Un photographe au tournant d’un nouveau monde

« Zmena est probablement le meilleur mot de la langue biélorusse pour décrire le segment historique des années 1980 et du début des années 1990, car il combine les significations de « changement« , de « transformation » et de « tournant dans le monde du travail« . En photographiant la formation du Belarus en tant que pays indépendant, mon père a pris conscience de l’importance des événements. Il était capable d’analyser le contexte et savait dès le départ ce qu’il allait exprimer dans ses œuvres. C’est peut-être la raison pour laquelle il n’était pas le photographe le plus rapide lors de la réalisation de reportages, mais il occupait des angles de caméra non conventionnels, ce qui contribuait à transmettre l’arrière-goût de ces événements. En 1988, peu après avoir rejoint le journal Čyrvonaja Zmiena, l’Union soviétique a annoncé une politique d’ouverture (glasnost), ce qui a permis de photographier dans les rues. La personne munie d’un appareil photo suscitait encore la méfiance, mais un laissez-passer portant la mention « presse » pouvait éviter que la pellicule ne soit gâchée par les policiers et que le photographe ne soit accusé de vouloir saper le système socialiste. C’est ce léger soulagement arrivé avec la vague de la perestroïka de Gorbatchev qui a donné à mon père l’occasion de fixer comment un système est tombé en décadence et un système complètement nouveau est apparu à sa place. Le héros principal des œuvres de mon père était une personne ordinaire à un tournant de l’histoire. À travers cette personne, comme par l’intermédiaire d’un médiateur, il parle des difficultés : la crise économique croissante, la destruction du système étatique et les conséquences de la catastrophe de Tchernobyl. On dit que le photojournalisme ne peut pas être impartial. C’est peut-être vrai. Mais en regardant les photos de mon père, on peut sentir sa force intérieure et son empathie à l’égard des gens. Et cela est probablement beaucoup plus important que l’impartialité de l’image. Pour moi, il restera toujours mon père. Malgré mon attitude personnelle, je comprends la signification de ses œuvres. Sa créativité,  une symbiose entre l’art et l’histoire, qui a laissé un héritage : le portrait d’un pays émergent. Et parfois, nous devrions regarder en arrière et l’examiner afin de comprendre comment et avec quelle maturité nous avons changé.»

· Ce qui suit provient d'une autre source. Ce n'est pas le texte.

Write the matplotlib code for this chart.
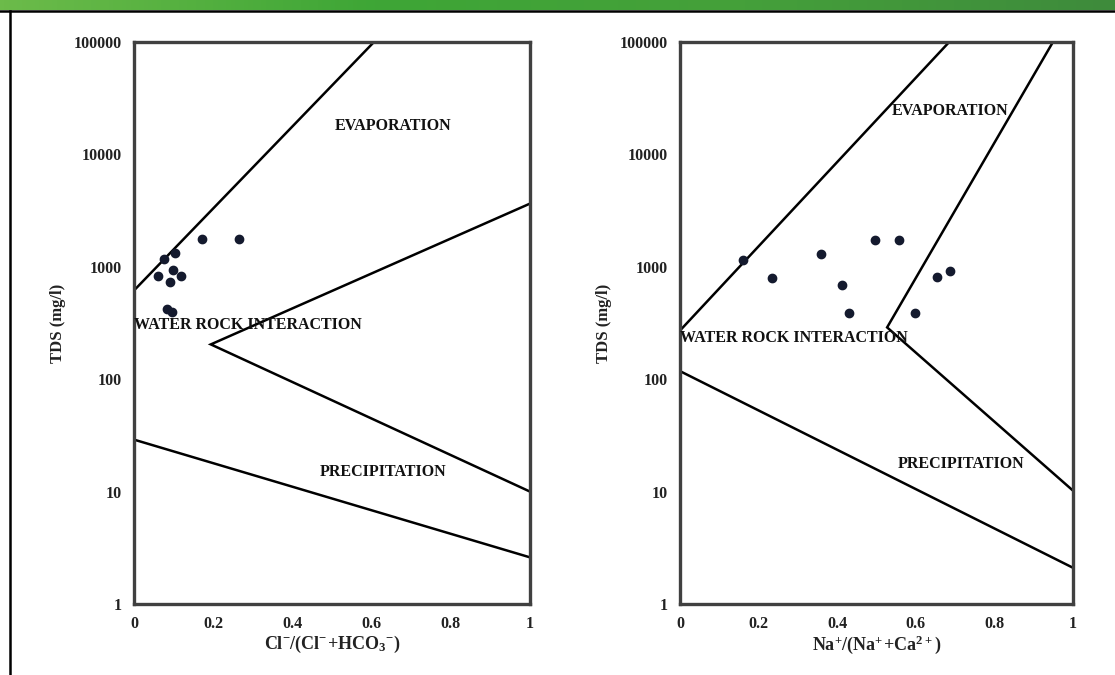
import numpy as np
import matplotlib
matplotlib.use("Agg")
import matplotlib.pyplot as plt
from matplotlib.lines import Line2D
from matplotlib.colors import LinearSegmentedColormap

plt.rcParams['font.family'] = ['Liberation Serif', 'DejaVu Serif']
plt.rcParams['font.weight'] = 'bold'
plt.rcParams['mathtext.fontset'] = 'custom'
plt.rcParams['mathtext.rm'] = 'Liberation Serif:bold'
plt.rcParams['mathtext.bf'] = 'Liberation Serif:bold'
plt.rcParams['mathtext.it'] = 'Liberation Serif:bold'

# ---- data ----
x_ticks = [0, 0.2, 0.4, 0.6, 0.8, 1]
x_tick_labels = ['0', '0.2', '0.4', '0.6', '0.8', '1']
y_ticks = [1, 10, 100, 1000, 10000, 100000]
y_tick_labels = ['1', '10', '100', '1000', '10000', '100000']

# Left panel: Cl/(Cl+HCO3)
cl_ratio = [0.172, 0.265, 0.104, 0.076, 0.098, 0.061, 0.119, 0.091, 0.083, 0.096]
cl_tds = [1780, 1780, 1340, 1180, 945, 835, 835, 725, 417, 400]
cl_evap_x = [0.0, 0.606]
cl_evap_y = [616, 100000]
cl_wri_x = [1.0, 0.194, 1.0]
cl_wri_y = [3650, 204, 10]
cl_prec_x = [0.0, 1.0]
cl_prec_y = [29, 2.6]

# Right panel: Na/(Na+Ca)
na_ratio = [0.160, 0.234, 0.358, 0.495, 0.556, 0.411, 0.431, 0.599, 0.655, 0.688]
na_tds = [1160, 802, 1310, 1740, 1740, 695, 392, 392, 818, 925]
na_evap_x = [0.0, 0.685]
na_evap_y = [271, 100000]
na_wri_x = [0.949, 0.527, 1.0]
na_wri_y = [100000, 289, 10.2]
na_prec_x = [0.0, 1.0]
na_prec_y = [118, 2.1]

W, H = 1115, 675
fig = plt.figure(figsize=(W / 100, H / 100), dpi=100)
fig.patch.set_facecolor('white')

# header gradient bar
hax = fig.add_axes([0, 1 - 10 / H, 1, 10 / H])
grad = np.linspace(0, 1, 256)
cmap = LinearSegmentedColormap.from_list('g', ['#6cbb4a', '#3ea636', '#45a03a', '#3e8b3c'])
hax.imshow(grad[None, :], aspect='auto', cmap=cmap, extent=[0, 1, 0, 1])
hax.set_axis_off()

# border lines
fig.add_artist(Line2D([0, 1], [1 - 11 / H, 1 - 11 / H], color='black', lw=1.8))
fig.add_artist(Line2D([10 / W, 10 / W], [0, 1 - 11 / H], color='black', lw=1.8))

frame_color = '#404040'
line_kw = dict(color='black', lw=1.8, solid_joinstyle='miter')
pt_kw = dict(ls='none', marker='o', ms=6, color='#141a2e')
txt_kw = dict(fontsize=11.5, fontweight='bold', color='#111111')


def setup(ax, xlabel):
    ax.set_yscale('log')
    ax.set_xlim(0, 1)
    ax.set_ylim(1, 100000)
    ax.set_xticks(x_ticks)
    ax.set_xticklabels(x_tick_labels)
    ax.set_yticks(y_ticks)
    ax.set_yticklabels(y_tick_labels)
    ax.minorticks_off()
    ax.tick_params(axis='x', length=0, labelsize=11.5, pad=9)
    ax.tick_params(axis='y', length=0, labelsize=11.5, pad=9)
    for lab in ax.get_xticklabels() + ax.get_yticklabels():
        lab.set_fontweight('bold')
        lab.set_color('#222222')
    for s in ax.spines.values():
        s.set_color(frame_color)
        s.set_linewidth(2.4)
    ax.set_xlabel(xlabel, fontsize=13, labelpad=1, color='#222222')
    ax.set_ylabel('TDS (mg/l)', fontsize=12, labelpad=5, color='#222222', fontweight='bold')


ax1 = fig.add_axes([134 / W, 1 - 604 / H, 396 / W, 562 / H])
setup(ax1, r'$\mathbf{Cl^{-}/(Cl^{-}\!+\!HCO_{3}{}^{-})}$')
ax1.plot(cl_evap_x, cl_evap_y, **line_kw)
ax1.plot(cl_wri_x, cl_wri_y, **line_kw)
ax1.plot(cl_prec_x, cl_prec_y, **line_kw)
ax1.plot(cl_ratio, cl_tds, **pt_kw)
ax1.text(0.654, 17900, 'EVAPORATION', ha='center', va='center', **txt_kw)
ax1.text(0.0, 302, 'WATER ROCK INTERACTION', ha='left', va='center', **txt_kw)
ax1.text(0.629, 14.9, 'PRECIPITATION', ha='center', va='center', **txt_kw)

ax2 = fig.add_axes([680 / W, 1 - 604 / H, 393 / W, 562 / H])
setup(ax2, r'$\mathbf{Na^{+}/(Na^{+}\!+\!Ca^{2+})}$')
ax2.plot(na_evap_x, na_evap_y, **line_kw)
ax2.plot(na_wri_x, na_wri_y, **line_kw)
ax2.plot(na_prec_x, na_prec_y, **line_kw)
ax2.plot(na_ratio, na_tds, **pt_kw)
ax2.text(0.687, 24300, 'EVAPORATION', ha='center', va='center', **txt_kw)
ax2.text(0.0, 233, 'WATER ROCK INTERACTION', ha='left', va='center', **txt_kw)
ax2.text(0.715, 17.6, 'PRECIPITATION', ha='center', va='center', **txt_kw)

fig.savefig('out.png', dpi=100, facecolor='white')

(*) Dimitri Bruschko, né en 1981 à Soligorsk,  est parti très jeune sur la traces de son père. Depuis 1999, il travaille en Biélorussie comme correspondant photo pour des journaux nationaux tels que Narodnaja Gazeta, Belgazeta ou Komsomolskaja Prawda. Ses travaux ont été publiés dans des publications internationales telles que TIME, The Herald Tribune ou Newsweek et ont été récompensés à plusieurs reprises. Depuis 2014, il était correspondant photo pour le portail en ligne Tut.by, jusqu’au jour où la rédaction a été perquisitionnée par les forces de sécurité biélorusses et où le média a finalement été liquidé.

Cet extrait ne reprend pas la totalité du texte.